** Begin Task inputs **
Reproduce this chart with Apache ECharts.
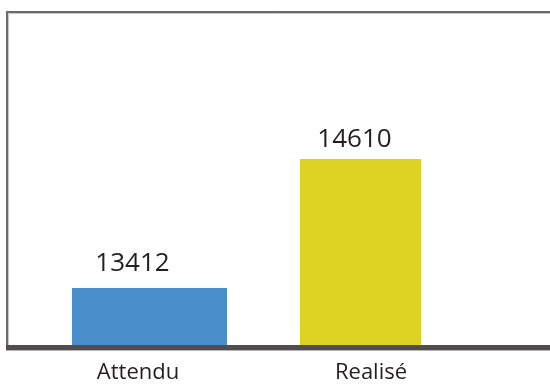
<!DOCTYPE html>
<html>
<head>
<meta charset="utf-8">
<script src="https://cdn.jsdelivr.net/npm/echarts@6/dist/echarts.min.js"></script>
<style>
  html, body { margin: 0; padding: 0; background: #fff; }
  #chart { width: 550px; height: 385px; }
</style>
</head>
<body>
<div id="chart"></div>
<script>
// Chart data
const categories = ['Attendu', 'Realisé'];
const expectedValues = [13412, '-'];
const achievedValues = ['-', 14610];

const chart = echarts.init(document.getElementById('chart'), null, { renderer: 'canvas' });

const textColor = '#231f20';
const fontFamily = '"Open Sans", "Noto Sans", sans-serif';

const option = {
  animation: false,
  backgroundColor: '#ffffff',
  grid: { left: 44, right: 84, top: 9.4, bottom: 37.5, containLabel: false },
  xAxis: [
    {
      type: 'category',
      data: [
        { value: categories[0], textStyle: { padding: [0, 23, 0, 0] } },
        { value: categories[1], textStyle: { padding: [0, 0, 0, 21] } }
      ],
      axisLine: { show: false },
      axisTick: { show: false },
      axisLabel: { color: textColor, fontSize: 22, fontFamily: fontFamily, margin: 14 }
    },
    {
      type: 'category',
      data: categories,
      show: false
    }
  ],
  yAxis: {
    type: 'value',
    min: 12860,
    max: 16000,
    show: false,
    splitLine: { show: false }
  },
  series: [
    {
      name: categories[0],
      type: 'bar',
      xAxisIndex: 0,
      barWidth: 155,
      data: expectedValues,
      itemStyle: { color: '#4a8ecc' },
      label: {
        show: true, position: 'top', distance: 11, offset: [-17, 0],
        color: textColor, fontSize: 26, fontFamily: fontFamily
      }
    },
    {
      name: categories[1],
      type: 'bar',
      xAxisIndex: 1,
      barWidth: 121,
      data: achievedValues,
      itemStyle: { color: '#ddd322' },
      label: {
        show: true, position: 'top', distance: 6, offset: [-6, 0],
        color: textColor, fontSize: 26, fontFamily: fontFamily
      }
    }
  ],
  graphic: [
    // frame: left and top borders
    { type: 'polyline', z: 10, shape: { points: [[7, 351], [7, 12], [550, 12]] },
      style: { stroke: '#6b6b6b', lineWidth: 2, fill: null } },
    { type: 'polyline', z: 10, shape: { points: [[8.5, 351], [8.5, 13.5], [550, 13.5]] },
      style: { stroke: '#c8c8c8', lineWidth: 1, fill: null } },
    // baseline
    { type: 'line', z: 10, shape: { x1: 6, y1: 347.5, x2: 550, y2: 347.5 },
      style: { stroke: '#534c4f', lineWidth: 5 } },
    { type: 'line', z: 10, shape: { x1: 6, y1: 350.5, x2: 550, y2: 350.5 },
      style: { stroke: '#b4b4b4', lineWidth: 1 } }
  ]
};

chart.setOption(option);
</script>
</body>
</html>
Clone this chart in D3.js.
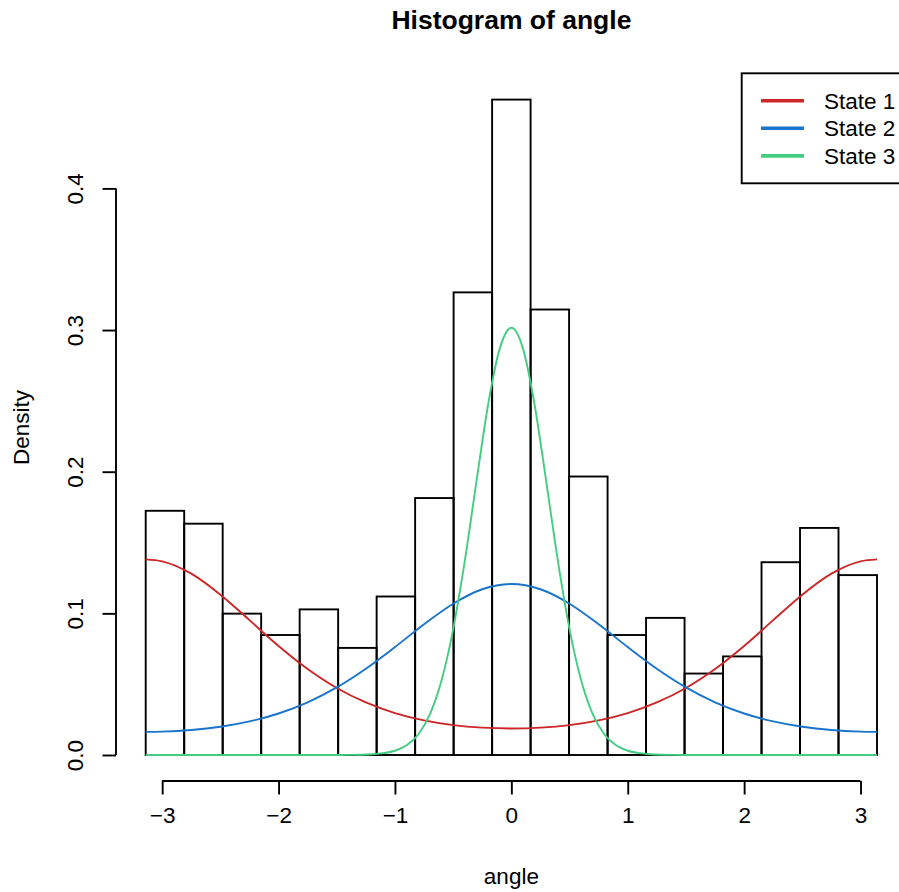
<!DOCTYPE html>
<meta charset="utf-8">
<style>
body { margin: 0; background: #fff; }
text { font-family: "Liberation Sans", Arial, Helvetica, sans-serif; fill: #000; }
</style>
<body id="chart"></body>

<script src="https://cdn.jsdelivr.net/npm/d3@7"></script>
<script>
//svg size
var width = 899,
    height = 892;

//histogram densities of angle, 19 bins from -pi to pi
var binDensity = [0.1724, 0.1633, 0.0998, 0.0847, 0.1028, 0.0756, 0.1119, 0.1814, 0.3266, 0.4627,
                  0.3145, 0.1966, 0.0847, 0.0968, 0.0575, 0.0696, 0.1361, 0.1603, 0.1270];

//points
var curveAngle = [-3.1416, -3, -2.75, -2.5, -2.25, -2, -1.75, -1.5, -1.25, -1, -0.75, -0.5, -0.25, 0,
                  0.25, 0.5, 0.75, 1, 1.25, 1.5, 1.75, 2, 2.25, 2.5, 2.75, 3, 3.1416];
var state1 = [0.1381, 0.1367, 0.1280, 0.1132, 0.0952, 0.0770, 0.0607, 0.0473, 0.0371, 0.0296, 0.0244, 0.0211, 0.0193, 0.0187,
              0.0193, 0.0211, 0.0244, 0.0296, 0.0371, 0.0473, 0.0607, 0.0770, 0.0952, 0.1132, 0.1280, 0.1367, 0.1381];
var state2 = [0.0163, 0.0165, 0.0176, 0.0199, 0.0237, 0.0293, 0.0372, 0.0477, 0.0609, 0.0762, 0.0923, 0.1068, 0.1170, 0.1207,
              0.1170, 0.1068, 0.0923, 0.0762, 0.0609, 0.0477, 0.0372, 0.0293, 0.0237, 0.0199, 0.0176, 0.0165, 0.0163];

var greenAngle = [-3.1416, -2, -1.6, -1.4, -1.3, -1.2, -1.1, -1, -0.9, -0.8, -0.7, -0.6, -0.5, -0.4, -0.3, -0.2, -0.1, 0,
                  0.1, 0.2, 0.3, 0.4, 0.5, 0.6, 0.7, 0.8, 0.9, 1, 1.1, 1.2, 1.3, 1.4, 1.6, 2, 3.1416];
var state3 = [0, 0, 0, 0.0001, 0.0002, 0.0005, 0.0013, 0.0030, 0.0069, 0.0145, 0.0287, 0.0526, 0.0887, 0.1370, 0.1930, 0.2471, 0.2869, 0.3016,
              0.2869, 0.2471, 0.1930, 0.1370, 0.0887, 0.0526, 0.0287, 0.0145, 0.0069, 0.0030, 0.0013, 0.0005, 0.0002, 0.0001, 0, 0, 0];

var xTicks = [-3, -2, -1, 0, 1, 2, 3];
var yTicks = [0, 0.1, 0.2, 0.3, 0.4];

var stateNames = ["State 1", "State 2", "State 3"];
var stateColors = ["#CD2626", "#1874CD", "#43CD80"];

//scales
var x = d3.scaleLinear()
    .domain([-Math.PI, Math.PI])
    .range([145.7, 877]);
var y = d3.scaleLinear()
    .domain([0, 0.4])
    .range([755, 188.4]);

var nBins = binDensity.length;
var binW = 2 * Math.PI / nBins;

var svg = d3.select("#chart").append("svg")
    .attr("width", width)
    .attr("height", height);

//bars
svg.append("g")
    .selectAll("rect")
    .data(binDensity)
    .enter().append("rect")
    .attr("x", function (d, i) { return x(-Math.PI + i * binW); })
    .attr("y", function (d) { return y(d); })
    .attr("width", function (d, i) { return x(-Math.PI + (i + 1) * binW) - x(-Math.PI + i * binW); })
    .attr("height", function (d) { return y(0) - y(d); })
    .attr("fill", "none")
    .attr("stroke", "#000")
    .attr("stroke-width", 1.9);

//state curves
var line = d3.line()
    .x(function (d) { return x(d[0]); })
    .y(function (d) { return y(d[1]); })
    .curve(d3.curveMonotoneX);

var series = [
    d3.zip(curveAngle, state1),
    d3.zip(curveAngle, state2),
    d3.zip(greenAngle, state3)
];

svg.append("g")
    .selectAll("path")
    .data(series)
    .enter().append("path")
    .attr("d", line)
    .attr("fill", "none")
    .attr("stroke", function (d, i) { return stateColors[i]; })
    .attr("stroke-width", 1.9);

//x axis
var xAxis = svg.append("g")
    .attr("transform", "translate(0,781)")
    .call(d3.axisBottom(x).tickValues(xTicks).tickSize(13.5).tickPadding(13).tickFormat(d3.format("d")));
xAxis.select(".domain")
    .attr("d", "M" + x(-3) + ",0H" + x(3));
xAxis.selectAll("path, line").attr("stroke", "#000").attr("stroke-width", 1.9);
xAxis.selectAll("text")
    .attr("font-size", 22.5)
    .attr("font-family", "Liberation Sans, Arial, sans-serif")
    .attr("fill", "#000");

//y axis
var yAxis = svg.append("g")
    .attr("transform", "translate(116,0)")
    .call(d3.axisLeft(y).tickValues(yTicks).tickSize(13.5).tickFormat(d3.format(".1f")));
yAxis.select(".domain")
    .attr("d", "M0," + y(0) + "V" + y(0.4));
yAxis.selectAll("path, line").attr("stroke", "#000").attr("stroke-width", 1.9);
yAxis.selectAll("text")
    .attr("x", null)
    .attr("y", null)
    .attr("dy", null)
    .attr("transform", "translate(-33,0) rotate(-90)")
    .attr("text-anchor", "middle")
    .attr("font-size", 22.5)
    .attr("font-family", "Liberation Sans, Arial, sans-serif")
    .attr("fill", "#000");

//titles
svg.append("text")
    .attr("x", 511.4)
    .attr("y", 29)
    .attr("text-anchor", "middle")
    .attr("font-size", 26.5)
    .attr("font-weight", "bold")
    .text("Histogram of angle");

svg.append("text")
    .attr("x", 511.4)
    .attr("y", 884)
    .attr("text-anchor", "middle")
    .attr("font-size", 22.5)
    .text("angle");

svg.append("text")
    .attr("transform", "translate(28.5,427.5) rotate(-90)")
    .attr("text-anchor", "middle")
    .attr("font-size", 22.5)
    .text("Density");

//legend
var legend = svg.append("g");
legend.append("rect")
    .attr("x", 741.7)
    .attr("y", 73.3)
    .attr("width", 165)
    .attr("height", 110)
    .attr("fill", "#fff")
    .attr("stroke", "#000")
    .attr("stroke-width", 1.9);

var item = legend.selectAll(".item")
    .data(stateNames)
    .enter().append("g")
    .attr("class", "item")
    .attr("transform", function (d, i) { return "translate(0," + (100.7 + i * 27.6) + ")"; });
item.append("line")
    .attr("x1", 761)
    .attr("x2", 804)
    .attr("stroke", function (d, i) { return stateColors[i]; })
    .attr("stroke-width", 3.6);
item.append("text")
    .attr("x", 824)
    .attr("dy", "0.35em")
    .attr("font-size", 22.5)
    .text(function (d) { return d; });
</script>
** End Task inputs **
Given request - Only the lines from the one with "Clone this chart in D3.js." through the one with "0.1361, 0.1603, 0.1270];", both included, go in the copy, exactly as written. Leave the pictures behind.

Exercise solution -
Clone this chart in D3.js.
<!DOCTYPE html>
<meta charset="utf-8">
<style>
body { margin: 0; background: #fff; }
text { font-family: "Liberation Sans", Arial, Helvetica, sans-serif; fill: #000; }
</style>
<body id="chart"></body>

<script src="https://cdn.jsdelivr.net/npm/d3@7"></script>
<script>
//svg size
var width = 899,
    height = 892;

//histogram densities of angle, 19 bins from -pi to pi
var binDensity = [0.1724, 0.1633, 0.0998, 0.0847, 0.1028, 0.0756, 0.1119, 0.1814, 0.3266, 0.4627,
                  0.3145, 0.1966, 0.0847, 0.0968, 0.0575, 0.0696, 0.1361, 0.1603, 0.1270];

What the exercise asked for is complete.